AMD has set forth with a new Cache layout on its Phenom Processors. First off, the CPU has its standard L1 data and instruction caches which remain at 64Kb for instructions and 64Kb for data; a total of 128Kb, and this is for each core. So, a dual core processor will have in effect 256K L1 caches combined and a Quad Core will have 512Kb combined. The level 2 cache on Phenom processors is 512Kb per core; again, for a dual core its 1MB combined. Tri core is 1.5MB combined and Quad core 2MB combined L2 cache.
Now, just where you think things end, AMD has done what Intel did with Core 2 by creating a unified cache system which adds in a third level of cache or "L3" cache system. This is a common cache and is accessible by all of the cores on the CPU, allowing for each CPU to share instructions and data without having to go through any system request buses or FSB's. L3 cache is actually stored as part of the Intergrated Northbridge on the K10 processor and runs at 2GHz constant, no matter what the CPU is running at, and it measures 2MB in size.
Dual Independent Memory Controller
This has to be one of the biggest upgrades AMD has made to the K10 architecture, which not only sees an increase in speeds but also a new way of storing data on the bus. AMD has kept the same memory technology on the first series of K10 processors, that being DDR2 memory. Since AMD has on-CPU memory, the pin-out on the bottom of the CPU has a set amount for the memory modules to run from. If AMD wants to change memory technologies, they need new boards, RAM and CPUs, making it harder than the Intel off-die memory controller. However, where Intel gets a multitude of upgrade options, AMD's CPUs see a far better memory bandwidth throughput.

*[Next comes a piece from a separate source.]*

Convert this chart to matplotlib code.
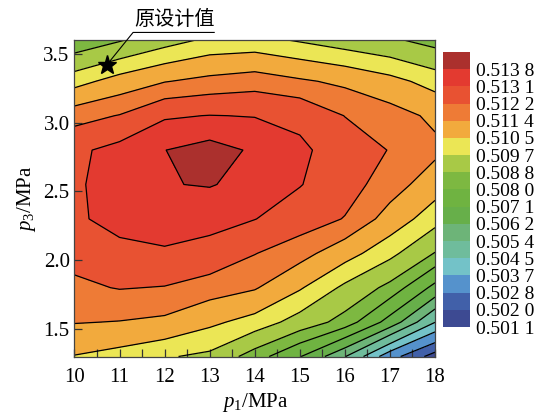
import numpy as np
import matplotlib
matplotlib.use('Agg')
import matplotlib.pyplot as plt

plt.rcParams['font.family'] = ['Liberation Serif', 'DejaVu Serif']
plt.rcParams['mathtext.fontset'] = 'custom'
plt.rcParams['mathtext.rm'] = 'Liberation Serif'
plt.rcParams['mathtext.it'] = 'Liberation Serif:italic'

# grid: p1 (MPa) along x, p3 (MPa) along y
p1 = [10, 11, 12, 13, 14, 15, 16, 17, 18]
p3 = [1.30, 1.55, 1.80, 2.05, 2.30, 2.55, 2.80, 3.05, 3.30, 3.60]

# efficiency values, one row per p3 value
eff = [
    [0.51046, 0.51018, 0.50978, 0.50952, 0.50840, 0.50715, 0.50544, 0.50316, 0.50164],
    [0.51144, 0.51137, 0.51122, 0.51068, 0.51018, 0.50934, 0.50848, 0.50674, 0.50452],
    [0.51204, 0.51224, 0.51216, 0.51180, 0.51148, 0.51059, 0.50952, 0.50856, 0.50683],
    [0.51247, 0.51292, 0.51301, 0.51283, 0.51223, 0.51172, 0.51086, 0.50994, 0.50876],
    [0.51300, 0.51331, 0.51345, 0.51335, 0.51312, 0.51265, 0.51216, 0.51104, 0.51002],
    [0.51297, 0.51349, 0.51377, 0.51384, 0.51359, 0.51314, 0.51256, 0.51180, 0.51091],
    [0.51292, 0.51338, 0.51379, 0.51408, 0.51370, 0.51324, 0.51274, 0.51216, 0.51160],
    [0.51188, 0.51224, 0.51301, 0.51312, 0.51307, 0.51292, 0.51218, 0.51176, 0.51122],
    [0.51018, 0.51086, 0.51136, 0.51164, 0.51184, 0.51152, 0.51122, 0.51077, 0.51018],
    [0.50816, 0.50872, 0.50934, 0.50986, 0.50994, 0.50961, 0.50925, 0.50894, 0.50848],
]

levels = [0.5011, 0.5020, 0.5028, 0.5037, 0.5045, 0.5054, 0.5062, 0.5071,
          0.5080, 0.5088, 0.5097, 0.5105, 0.5114, 0.5122, 0.5131, 0.5138, 0.5146]
level_labels = ['0.501 1', '0.502 0', '0.502 8', '0.503 7', '0.504 5', '0.505 4',
                '0.506 2', '0.507 1', '0.508 0', '0.508 8', '0.509 7', '0.510 5',
                '0.511 4', '0.512 2', '0.513 1', '0.513 8']
band_colors = ['#3d4a92', '#4160a9', '#5592cc', '#73c2c8', '#6fbc9c', '#6db478',
               '#67af4a', '#6fb341', '#7db841', '#a8c946', '#ebe655', '#f2aa3d',
               '#ee7b36', '#e85232', '#e33a30', '#ab302d']

design_p1, design_p3 = 10.72, 3.42

fig = plt.figure(figsize=(5.41, 4.18), dpi=100)
ax = fig.add_axes([0.1377, 0.1471, 0.6664, 0.7572])

X, Y = np.meshgrid(p1, p3)
Z = np.array(eff)
cf = ax.contourf(X, Y, Z, levels=levels, colors=band_colors)
ax.contour(X, Y, Z, levels=levels, colors='k', linewidths=0.9)

ax.set_xlim(10, 18)
ax.set_ylim(1.3, 3.6)
ax.set_xticks(np.arange(10, 18.1, 1))
ax.set_xticks(np.arange(10.5, 18, 1), minor=True)
ax.set_yticks([1.5, 2.0, 2.5, 3.0, 3.5])
ax.set_yticklabels(['1.5', '2.0', '2.5', '3.0', '3.5'])
ax.tick_params(which='both', direction='in', length=6, width=0.9, color='#333333',
               top=False, right=False, labelsize=15)
ax.tick_params(axis='x', pad=8)
for s in ax.spines.values():
    s.set_color('#444444')
    s.set_linewidth(0.9)

ax.set_xlabel('$p_1$/MPa', fontsize=15, labelpad=3)
ax.set_ylabel('$p_3$/MPa', fontsize=15, labelpad=4)

# design point with leader line
ax.plot(design_p1, design_p3, marker='*', ms=14, color='black', zorder=5)
ax.plot([design_p1, 11.3, 13.1], [design_p3, 3.655, 3.655], color='black',
        lw=0.8, clip_on=False, zorder=5)
ax.text(12.22, 3.67, '原设计值', fontsize=14.5, ha='center', va='bottom',
        family=['Noto Sans CJK SC', 'DejaVu Sans'])

cax = fig.add_axes([0.819, 0.2177, 0.050, 0.658])
cb = fig.colorbar(cf, cax=cax, ticks=levels[:-1])
cb.set_ticklabels(level_labels)
cb.outline.set_visible(False)
cax.tick_params(length=0, labelsize=14, pad=4)

fig.savefig('out.png', dpi=100)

Now we get to the real complicated bit. While dual channel memory controllers usually combine two identical sized modules into a larger single module (not unlike a RAID array) by increasing the bus bandwidth from 64-bit to 128-bit, this in theory increases the amount of memory bandwidth. However, it becomes inefficient in storing data. For instance, if two different fetches are required on a traditional Dual Channel system, each has to be performed on its own. AMD has gone to a new height by doing it a different way.
By having two 64-bit channels that can be accessed together at the same time, this creating a dual channel memory interface whilst allowing separate access to each module, gives K10 the same bandwidth as traditional dual channel memory, but with a faster fetch time thanks to two memory operations happening at once. Thanks to this new way of accessing memory, AMD is now using divider ratios like Intel to control DDR memory speeds rather than the older way AMD was working things, giving inconsistent memory speeds.